The batting rankings are based on the models developed as part of my Masters and PhD at the University of Auckland. More detail about these models can be found in the papers I have published, which can be found in the Publications section below.

When estimating a player’s current ability the model accounts for recent form, venue of matches played in (i.e. home, away or neutral) and whether the player was batting in their team’s first or second innings of the match. Additionally, the model accounts for the “getting your eye in” process for each individual player. The data support the general belief that players tend to score more runs when batting in their team’s first innings of a match, at a home venue.

The “predicted average” is the the number of runs we expect the player to score in their next Test innings, assuming their next innings is played at a neutral venue and it is unknown whether they are batting in their team’s first or second innings of the match. The official International Cricket Council (ICC) ratings (and world ranking #) are also provided for comparison. The ranking of players is generally similar between the two methods, although there are a couple of notable differences.

Firstly, our model rewards players who are able to overcome the “getting your eye in” process and remain on a not out score, while the ICC ratings simply provide not out innings with a “bonus” that we susepct is too low. For example, Rohit Sharma has a number of 50+ not out scores, suggesting he frequently overcomes the difficult “getting your eye in” process, but for various reasons, has not had the opportunities to convert these not out innings into big scores.

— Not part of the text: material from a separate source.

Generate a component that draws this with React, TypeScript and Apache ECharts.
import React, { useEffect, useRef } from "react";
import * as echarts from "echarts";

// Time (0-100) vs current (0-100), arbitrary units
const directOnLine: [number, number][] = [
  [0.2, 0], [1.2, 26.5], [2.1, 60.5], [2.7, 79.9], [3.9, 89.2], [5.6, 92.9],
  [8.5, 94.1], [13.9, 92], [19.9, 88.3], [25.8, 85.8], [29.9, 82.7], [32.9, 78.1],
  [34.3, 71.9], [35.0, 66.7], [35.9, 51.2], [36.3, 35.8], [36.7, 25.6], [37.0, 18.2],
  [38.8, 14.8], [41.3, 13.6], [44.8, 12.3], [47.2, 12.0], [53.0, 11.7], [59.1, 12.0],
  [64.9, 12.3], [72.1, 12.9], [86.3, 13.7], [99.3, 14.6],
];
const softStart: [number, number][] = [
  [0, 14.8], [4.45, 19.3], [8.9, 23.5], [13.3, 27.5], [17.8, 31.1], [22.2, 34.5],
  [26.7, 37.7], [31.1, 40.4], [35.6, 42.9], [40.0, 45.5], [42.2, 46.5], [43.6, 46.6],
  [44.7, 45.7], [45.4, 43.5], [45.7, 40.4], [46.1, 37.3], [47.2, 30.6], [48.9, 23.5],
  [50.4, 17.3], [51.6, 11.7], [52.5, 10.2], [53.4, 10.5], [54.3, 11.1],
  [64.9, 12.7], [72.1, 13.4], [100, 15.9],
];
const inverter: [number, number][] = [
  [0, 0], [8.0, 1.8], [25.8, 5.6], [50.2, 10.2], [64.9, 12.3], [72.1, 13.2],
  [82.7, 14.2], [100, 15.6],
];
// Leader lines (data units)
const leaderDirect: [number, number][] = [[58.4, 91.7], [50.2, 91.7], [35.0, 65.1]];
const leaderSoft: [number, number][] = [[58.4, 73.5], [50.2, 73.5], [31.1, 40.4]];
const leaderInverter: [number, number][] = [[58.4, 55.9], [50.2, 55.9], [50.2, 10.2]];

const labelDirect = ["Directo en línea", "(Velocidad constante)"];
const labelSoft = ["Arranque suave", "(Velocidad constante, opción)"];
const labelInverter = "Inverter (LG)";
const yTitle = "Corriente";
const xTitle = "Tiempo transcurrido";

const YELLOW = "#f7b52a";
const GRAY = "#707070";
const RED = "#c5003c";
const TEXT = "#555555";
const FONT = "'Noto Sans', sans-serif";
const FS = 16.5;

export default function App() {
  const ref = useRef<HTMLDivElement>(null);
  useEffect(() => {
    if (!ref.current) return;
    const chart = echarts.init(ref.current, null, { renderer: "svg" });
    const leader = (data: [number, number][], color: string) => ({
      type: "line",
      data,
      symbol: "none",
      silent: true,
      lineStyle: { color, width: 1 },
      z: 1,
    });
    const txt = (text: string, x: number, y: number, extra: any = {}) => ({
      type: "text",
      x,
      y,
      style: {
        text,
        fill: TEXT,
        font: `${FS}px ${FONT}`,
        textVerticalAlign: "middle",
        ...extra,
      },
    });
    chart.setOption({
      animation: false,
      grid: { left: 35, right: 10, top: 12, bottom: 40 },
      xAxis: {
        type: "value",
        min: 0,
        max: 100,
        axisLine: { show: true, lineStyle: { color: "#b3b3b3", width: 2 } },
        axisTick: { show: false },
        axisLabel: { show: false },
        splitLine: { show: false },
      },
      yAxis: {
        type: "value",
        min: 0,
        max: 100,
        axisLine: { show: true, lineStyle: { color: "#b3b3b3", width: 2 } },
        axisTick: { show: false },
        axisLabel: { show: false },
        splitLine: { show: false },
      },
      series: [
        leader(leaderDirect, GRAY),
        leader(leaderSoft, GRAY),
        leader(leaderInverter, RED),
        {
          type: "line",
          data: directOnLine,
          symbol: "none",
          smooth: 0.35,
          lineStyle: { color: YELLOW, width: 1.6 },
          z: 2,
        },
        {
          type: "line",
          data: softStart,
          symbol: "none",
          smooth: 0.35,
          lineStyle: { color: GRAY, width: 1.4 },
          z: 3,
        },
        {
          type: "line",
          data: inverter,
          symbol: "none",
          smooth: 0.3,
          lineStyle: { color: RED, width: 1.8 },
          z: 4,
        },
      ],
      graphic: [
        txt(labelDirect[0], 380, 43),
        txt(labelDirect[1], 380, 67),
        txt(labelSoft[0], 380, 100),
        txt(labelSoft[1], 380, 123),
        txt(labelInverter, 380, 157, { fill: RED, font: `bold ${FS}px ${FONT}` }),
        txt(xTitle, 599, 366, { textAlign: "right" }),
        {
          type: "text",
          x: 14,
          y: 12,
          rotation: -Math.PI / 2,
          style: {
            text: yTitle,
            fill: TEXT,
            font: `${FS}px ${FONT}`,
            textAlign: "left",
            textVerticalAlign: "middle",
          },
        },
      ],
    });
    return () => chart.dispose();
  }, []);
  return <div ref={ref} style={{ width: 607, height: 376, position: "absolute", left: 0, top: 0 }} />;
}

Secondly, the ICC ratings tend to place more emphasis on recent innings compared with our models. Our general findings suggest that there is little evidence to suggest that recent form is a significant predictor of current batting ability for the majority of players. Instead, we believe a player’s underlying ability tends to change slowly over time, rather than erratically between innings as a direct result of recent performances. It is unclear whether the ICC ratings attempt to provide predictive accuracy of ability, or instead tries to formalise expert judgement about who is in and out of form. These two goals may not be entirely compatible.

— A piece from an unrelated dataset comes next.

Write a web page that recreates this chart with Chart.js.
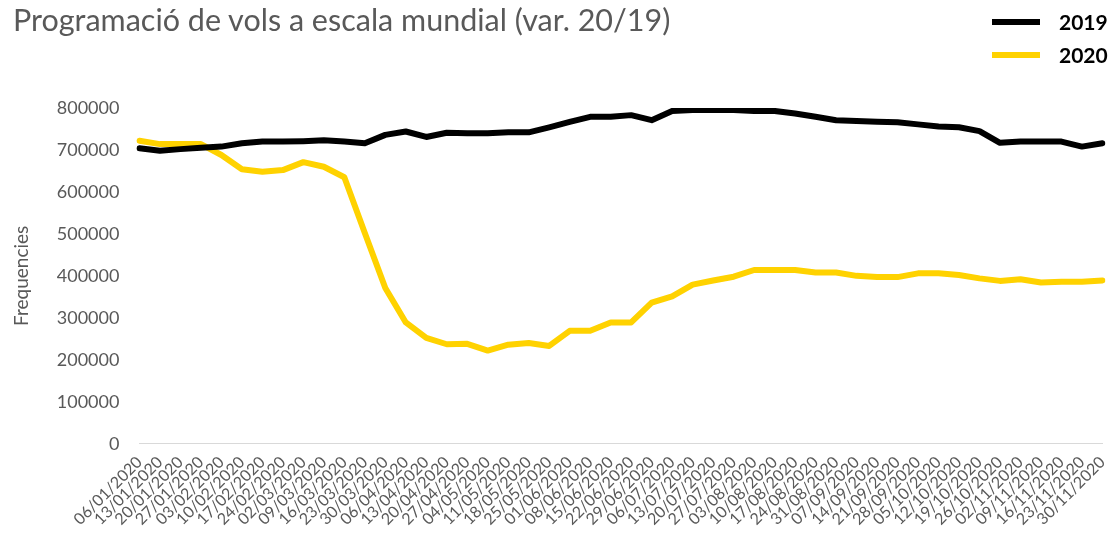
<!DOCTYPE html>
<html>
<head>
<meta charset="utf-8">
<script src="https://cdn.jsdelivr.net/npm/chart.js@4"></script>
<style>
    html, body { margin: 0; padding: 0; background: #fff; }
    #wrap { position: relative; width: 1117px; height: 535px; }
    #title {
        position: absolute; left: 13px; top: 1px;
        font: 30.5px Lato, sans-serif; color: #595959; white-space: nowrap;
    }
    #legend { position: absolute; left: 992px; top: 5px; }
    .item { display: flex; align-items: center; height: 33px; }
    .swatch { width: 48px; height: 6px; margin-right: 19px; }
    .item span { font: bold 21px Lato, sans-serif; color: #000; }
</style>
</head>
<body>
<div id="wrap">
    <canvas id="chart" width="1117" height="535"></canvas>
    <div id="title">Programació de vols a escala mundial (var. 20/19)</div>
    <div id="legend"></div>
</div>
<script>
// setmanes (dilluns) de 2020
const weeks = [
    '06/01/2020', '13/01/2020', '20/01/2020', '27/01/2020', '03/02/2020', '10/02/2020',
    '17/02/2020', '24/02/2020', '02/03/2020', '09/03/2020', '16/03/2020', '23/03/2020',
    '30/03/2020', '06/04/2020', '13/04/2020', '20/04/2020', '27/04/2020', '04/05/2020',
    '11/05/2020', '18/05/2020', '25/05/2020', '01/06/2020', '08/06/2020', '15/06/2020',
    '22/06/2020', '29/06/2020', '06/07/2020', '13/07/2020', '20/07/2020', '27/07/2020',
    '03/08/2020', '10/08/2020', '17/08/2020', '24/08/2020', '31/08/2020', '07/09/2020',
    '14/09/2020', '21/09/2020', '28/09/2020', '05/10/2020', '12/10/2020', '19/10/2020',
    '26/10/2020', '02/11/2020', '09/11/2020', '16/11/2020', '23/11/2020', '30/11/2020'
];

const vols2019 = [
    704000, 698000, 702000, 705000, 708000, 716000, 720000, 720000, 721000, 723000,
    720000, 716000, 736000, 744000, 731000, 741000, 740000, 740000, 742000, 742000,
    754000, 767000, 779000, 779000, 783000, 771000, 793000, 795000, 795000, 795000,
    793000, 793000, 787000, 779000, 771000, 769000, 767000, 766000, 761000, 756000,
    754000, 745000, 717000, 720000, 720000, 720000, 708000, 716000
];

const vols2020 = [
    722000, 714000, 714000, 714000, 688000, 654000, 648000, 652000, 671000, 660000,
    635000, 502000, 371000, 289000, 252000, 237000, 238000, 222000, 236000, 240000,
    233000, 269000, 269000, 289000, 289000, 336000, 351000, 379000, 389000, 398000,
    414000, 414000, 414000, 408000, 408000, 400000, 397000, 397000, 406000, 406000,
    402000, 394000, 388000, 392000, 384000, 386000, 386000, 389000
];

const yTicks = [0, 100000, 200000, 300000, 400000, 500000, 600000, 700000, 800000];

const series = [
    { label: '2019', data: vols2019, color: '#000000' },
    { label: '2020', data: vols2020, color: '#ffd200' }
];

const GRAY = '#595959';

// llegenda
const legend = document.getElementById('legend');
series.forEach(s => {
    const row = document.createElement('div');
    row.className = 'item';
    row.innerHTML = `<div class="swatch" style="background:${s.color}"></div><span>${s.label}</span>`;
    legend.appendChild(row);
});

new Chart(document.getElementById('chart'), {
    type: 'line',
    data: {
        labels: weeks,
        datasets: series.map(s => ({
            label: s.label,
            data: s.data,
            borderColor: s.color,
            backgroundColor: s.color,
            borderWidth: 6,
            pointRadius: 0,
            tension: 0,
            borderJoinStyle: 'round',
            borderCapStyle: 'round'
        }))
    },
    options: {
        responsive: false,
        animation: false,
        layout: { padding: { top: 108, right: 0, left: 10, bottom: 5 } },
        plugins: {
            legend: { display: false },
            title: { display: false },
            tooltip: { enabled: false }
        },
        scales: {
            x: {
                offset: false,
                grid: { display: false },
                border: { display: true, color: '#d9d9d9', width: 1 },
                ticks: {
                    color: GRAY,
                    font: { family: 'Lato', size: 16 },
                    autoSkip: false,
                    maxRotation: 45,
                    minRotation: 45,
                    padding: 1
                }
            },
            y: {
                min: 0,
                max: 800000,
                afterBuildTicks: axis => { axis.ticks = yTicks.map(v => ({ value: v })); },
                grid: { display: false },
                border: { display: false },
                ticks: {
                    color: GRAY,
                    font: { family: 'Lato', size: 18 },
                    padding: 12,
                    callback: v => String(v)
                },
                title: {
                    display: true,
                    text: 'Frequencies',
                    color: GRAY,
                    font: { family: 'Lato', size: 19 },
                    padding: { top: 0, bottom: 12 }
                }
            }
        }
    }
});
</script>
</body>
</html>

Finally, while both methods provide a general indication of batting ability, by measuring underlying batting ability in units of a batting average, rather than arbitrary “rating points”, we are able to maintain an intuitive cricketing interpretation when comparing players. Instead of concluding “Steve Smith is 46 rating points better than Kane Williamson”, we can make more meaningful probabilistic statements, such as “we expect Steve Smith to outscore Kane Williamson by 7 runs in their next respective innings”, or “we expect Steve Smith has a 54.9% chance of outscoring Kane Williamson in their next respective innings”. In both statements we are assuming a neutral venue and it is unknown whether they are batting in their team’s first or second innings of the match. Of course, we can update these estimates to include match-specific information, if we know the venue of the next match and whether the player is batting in their team’s first or second innings of the match.

Here you can find an application that allows users to visualise how the models estimate batting ability on two scales:

1. Short-term changes in ability that occur during an innings due to the “getting your eye in” process

2. Long-term changes in ability that occur between innings, over a playing career, providing an estimate of a player’s batting career trajectory to date, as well as a prediction for their current and future ability. These estimates are what are used to compute our batting rankings.

Publications

Stevenson, O. G., & Brewer, B. J. Finding your feet: a Gaussian process model for estimating the abilities of batsmen in Test cricket. Submitted to Journal of the Royal Statistical Society: Series C (Applied Statistics). Preprint.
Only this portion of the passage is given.